Critical services such as waste management and fire response were, however, not impacted. To facilitate decryption the hackers have been demanding that a ransom be paid in bitcoin. The town has consequently started the process of paying the unspecified ransom amount in bitcoin in order to get the decryption keys.
As per the media release from Midland Town Council the process of paying the ransom in exchange for the decryption keys has been initiated under the guidance of cyber security experts.
The release further stated that this might not be the ideal thing but this is the best possible solution to bring the systems back online as soon as possible. Insurance policy as already been secured by the town to cover such circumstances.
The decision by Midland Town Council to acquiesce to the demands of the hackers stands in contrast to the move by the Professional Golfers Association of America to refuse to pay a ransom in bitcoin after similar malware was planted on its computer systems early last month. This was despite the fact that the hackers insisting that only they possessed the decryption software as CCN reported:
“We exclusively have decryption software for your situation.

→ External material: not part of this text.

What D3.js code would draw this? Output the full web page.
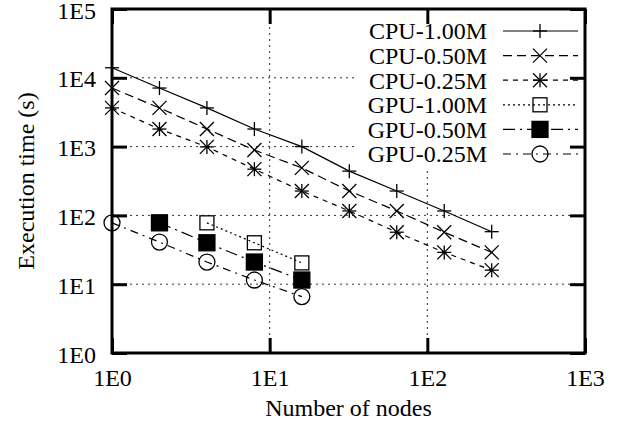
<!DOCTYPE html>
<html><head><meta charset="utf-8">
<script src="https://cdn.jsdelivr.net/npm/d3@7"></script>
<style>body{margin:0;background:#fff}svg{display:block}text{font-family:"Liberation Serif","Times New Roman",serif;fill:#000}</style>
</head><body><svg id="c" width="622" height="431"></svg>
<script>
const nodes = [1, 2, 4, 8, 16, 32, 64, 128, 256];
const gpuNodes = [1, 2, 4, 8, 16];
const cpu100 = [14000, 7100, 3650, 1800, 1000, 440, 226, 116, 58];
const cpu050 = [7100, 3650, 1800, 890, 490, 226, 116, 57, 29];
const cpu025 = [3650, 1800, 990, 470, 226, 116, 57, 29, 16];
const gpu100 = [null, null, 78, 40, 20.4];
const gpu050 = [null, 78, 40, 21, 11.5];
const gpu025 = [78, 41, 21, 11.5, 6.6];
const xTicks = [1, 10, 100, 1000];
const yTicks = [1, 10, 100, 1000, 10000, 100000];
const tickLabel = d => "1E" + Math.round(Math.log10(d));

const series = [
  {name: "CPU-1.00M", x: nodes, y: cpu100, dash: null, marker: "plus"},
  {name: "CPU-0.50M", x: nodes, y: cpu050, dash: "9,5", marker: "cross"},
  {name: "CPU-0.25M", x: nodes, y: cpu025, dash: "5,5", marker: "star"},
  {name: "GPU-1.00M", x: gpuNodes, y: gpu100, dash: "2,3", marker: "square"},
  {name: "GPU-0.50M", x: gpuNodes, y: gpu050, dash: "12,5,2,5", marker: "fsquare"},
  {name: "GPU-0.25M", x: gpuNodes, y: gpu025, dash: "8,5,2,5", marker: "circle"}
];

const svg = d3.select("#c");
const L = 112, R = 585, T = 9, B = 353;
const x = d3.scaleLog().domain([1, 1000]).range([L, R]);
const y = d3.scaleLog().domain([1, 100000]).range([B, T]);

// grid
const g = svg.append("g");
g.selectAll(".gx").data(xTicks.slice(1, -1)).join("line")
  .attr("x1", d => x(d)).attr("x2", d => x(d)).attr("y1", T).attr("y2", B)
  .attr("stroke", "#333").attr("stroke-width", 1).attr("stroke-dasharray", "2,4");
g.selectAll(".gy").data(yTicks.slice(1, -1)).join("line")
  .attr("y1", d => y(d)).attr("y2", d => y(d)).attr("x1", L).attr("x2", R)
  .attr("stroke", "#333").attr("stroke-width", 1).attr("stroke-dasharray", "2,4");

// legend background (gnuplot opaque key)
svg.append("rect").attr("x", 358).attr("y", T).attr("width", R - 358).attr("height", 168 - T).attr("fill", "#fff");

// axes (inward ticks)
const tl = 15;
svg.append("g").attr("transform", `translate(0,${B})`)
  .call(d3.axisBottom(x).tickValues(xTicks).tickFormat(tickLabel).tickSizeInner(-tl).tickSizeOuter(0).tickPadding(16))
  .call(a => { a.select(".domain").remove(); a.selectAll("text").attr("font-size", 24); a.selectAll("line").attr("stroke-width", 3); });
svg.append("g").attr("transform", `translate(0,${T})`)
  .call(d3.axisTop(x).tickValues(xTicks).tickFormat("").tickSizeInner(-tl).tickSizeOuter(0))
  .call(a => { a.select(".domain").remove(); a.selectAll("line").attr("stroke-width", 3); });
svg.append("g").attr("transform", `translate(${L},0)`)
  .call(d3.axisLeft(y).tickValues(yTicks).tickFormat(tickLabel).tickSizeInner(-tl).tickSizeOuter(0).tickPadding(16))
  .call(a => { a.select(".domain").remove(); a.selectAll("text").attr("font-size", 24).attr("dy", "0.38em"); a.selectAll("line").attr("stroke-width", 3); });
svg.append("g").attr("transform", `translate(${R},0)`)
  .call(d3.axisRight(y).tickValues(yTicks).tickFormat("").tickSizeInner(-tl).tickSizeOuter(0))
  .call(a => { a.select(".domain").remove(); a.selectAll("line").attr("stroke-width", 3); });

svg.append("rect").attr("x", L).attr("y", T).attr("width", R - L).attr("height", B - T)
  .attr("fill", "none").attr("stroke", "#000").attr("stroke-width", 3);

// labels
svg.append("text").attr("x", (L + R) / 2).attr("y", 416).attr("text-anchor", "middle").attr("font-size", 24).text("Number of nodes");
svg.append("text").attr("transform", `translate(34,${(T + B) / 2}) rotate(-90)`).attr("text-anchor", "middle").attr("font-size", 24).text("Execution time (s)");

function marker(sel, type, cx, cy) {
  const s = 7;
  const m = sel.append("g").attr("transform", `translate(${cx},${cy})`).attr("stroke", "#000").attr("stroke-width", 1.3).attr("fill", "none");
  if (type === "plus" || type === "star") {
    m.append("line").attr("x1", -s).attr("x2", s).attr("y1", 0).attr("y2", 0);
    m.append("line").attr("x1", 0).attr("x2", 0).attr("y1", -s).attr("y2", s);
  }
  if (type === "cross" || type === "star") {
    m.append("line").attr("x1", -s).attr("x2", s).attr("y1", -s).attr("y2", s);
    m.append("line").attr("x1", -s).attr("x2", s).attr("y1", s).attr("y2", -s);
  }
  if (type === "square") m.append("rect").attr("x", -s).attr("y", -s).attr("width", 2 * s).attr("height", 2 * s);
  if (type === "fsquare") m.append("rect").attr("x", -s - 1).attr("y", -s - 1).attr("width", 2 * s + 2).attr("height", 2 * s + 2).attr("fill", "#000");
  if (type === "circle") m.append("circle").attr("r", s + 1);
}

const line = d3.line().x(d => x(d[0])).y(d => y(d[1]));
series.forEach(s => {
  const pts = s.x.map((v, i) => [v, s.y[i]]).filter(d => d[1] != null);
  svg.append("path").datum(pts).attr("d", line).attr("fill", "none").attr("stroke", "#000")
    .attr("stroke-width", 1.2).attr("stroke-dasharray", s.dash);
  pts.forEach(p => marker(svg, s.marker, x(p[0]), y(p[1])));
});

// legend
const ly0 = 31, ldy = 24.6;
series.forEach((s, i) => {
  const yy = ly0 + i * ldy;
  svg.append("text").attr("x", 487).attr("y", yy).attr("dy", "0.35em").attr("text-anchor", "end").attr("font-size", 24).text(s.name);
  svg.append("line").attr("x1", 503).attr("x2", 578).attr("y1", yy).attr("y2", yy)
    .attr("stroke", "#000").attr("stroke-width", 1.2).attr("stroke-dasharray", s.dash);
  marker(svg, s.marker, 540, yy);
});
</script></body></html>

No decryption software is available in the public.”
In agreeing to remit the ransom Midland is, however, not alone in preferring to pay up in order to get its systems working again as many victims have done so if the amounts obtained by ransomware creators are anything to go by. Last month, for instance, it was reported by a U.K.-based cybersecurity firm, Sophos, that the creators of the SamSam ransomware had managed to rake in more than US$6 million since it started proliferating in late 2015 with the highest amount paid by an individual being US$64,000.
Additionally, a report released last year by researchers drawn from Google, Chainanalysis, University of California, San Diego and New York University concluded that creators of various ransomwares managed to generate US$25 million in 24 months, most of which was being cashed out through the BTC-e cryptocurrency exchange.